Wedding Etiquette Forum

How many times should I remind people to rsvp?

Hello!

I am getting married on Halloween this year and we have about 32 days left! But we have about 13 people who we have already spoken with twice who still haven't RSVP'd yet. We sent out invites out early because our wedding is during the week and also on a holiday, so we wanted to give people time to request off (we sent them in June) the RSVP'd windows passed last week and we had talks with people during that time to find out if they were coming and each time they would say they have to check. We have done this twice now. Now my question is, should I reach out again since I haven't heard anything back or should I just take this as a sign they aren't coming and mark them declined?

Thank you!

Re: How many times should I remind people to rsvp?

  • Hello!

    I am getting married on Halloween this year and we have about 32 days left! But we have about 13 people who we have already spoken with twice who still haven't RSVP'd yet. We sent out invites out early because our wedding is during the week and also on a holiday, so we wanted to give people time to request off (we sent them in June) the RSVP'd windows passed last week and we had talks with people during that time to find out if they were coming and each time they would say they have to check. We have done this twice now. Now my question is, should I reach out again since I haven't heard anything back or should I just take this as a sign they aren't coming and mark them declined?

    Thank you!

    Well, part of the issue is that your RSVP date is too early. It shouldn't be more than 2-3 weeks before the wedding, because people's plans change. People don't want to say yes too early and have to back out later. 

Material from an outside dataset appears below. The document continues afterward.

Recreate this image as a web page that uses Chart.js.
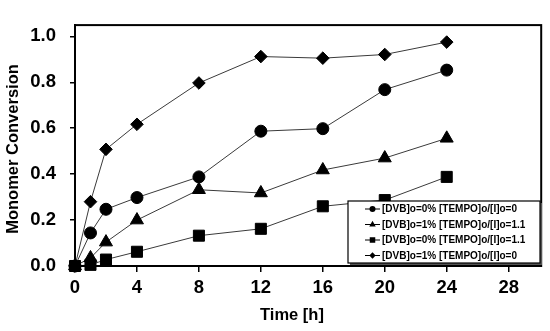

    When you get to the point where you have to have hard numbers into your caterer, do one last reach out and put it on them. "I still haven't heard whether you're planning to attend the wedding. If I don't hear from you by Tuesday, I'll mark you down as a no." 
  • Definitely way too early.  If you want guests to know in advance - and I get your concern over it being a weekday and holiday - but that's exactly what save the dates are for.  Receiving an invitation to a wedding 4-5 months out, with a coordinating too-early RSVP, is expecting too much of guests.

    Agree to get the actual date the caterer/venue needs hard numbers.  Reach out to the 13 people 1-2 days before then.  And let them know that if you don't have a reply by then (realistically, Oct 17th or so) they'll be marked down as a no.
  • I'll echo the others.  People know that venues don't need numbers that early, can't confirm that early and consequently will not respond in time for that deadline.  

    Look at when you need to give the first of the hard numbers to your venue and back that up by a couple days.  Call the non responders now that your response date has passed and then say that you need a firm answer by the date that is a few day before hard #s are in.  Let them know that if you don't hear from them by that date you will consider them a no and look forward to seeing them soon.

    For the future, do not have response dates that are so far out from the actual event date.  It can feel like that's helpful but the reality is that it can be setting you up to have to chase down people who are not able to pinpoint dates.   

    FWIW life changes.  Now that I'm married with kids who have their own schedules and social lives I can't commit too far out because we have things that drop into the schedule that may require my time like tournaments for team sports or school events and those are particularly problematic when you pick a date like Halloween.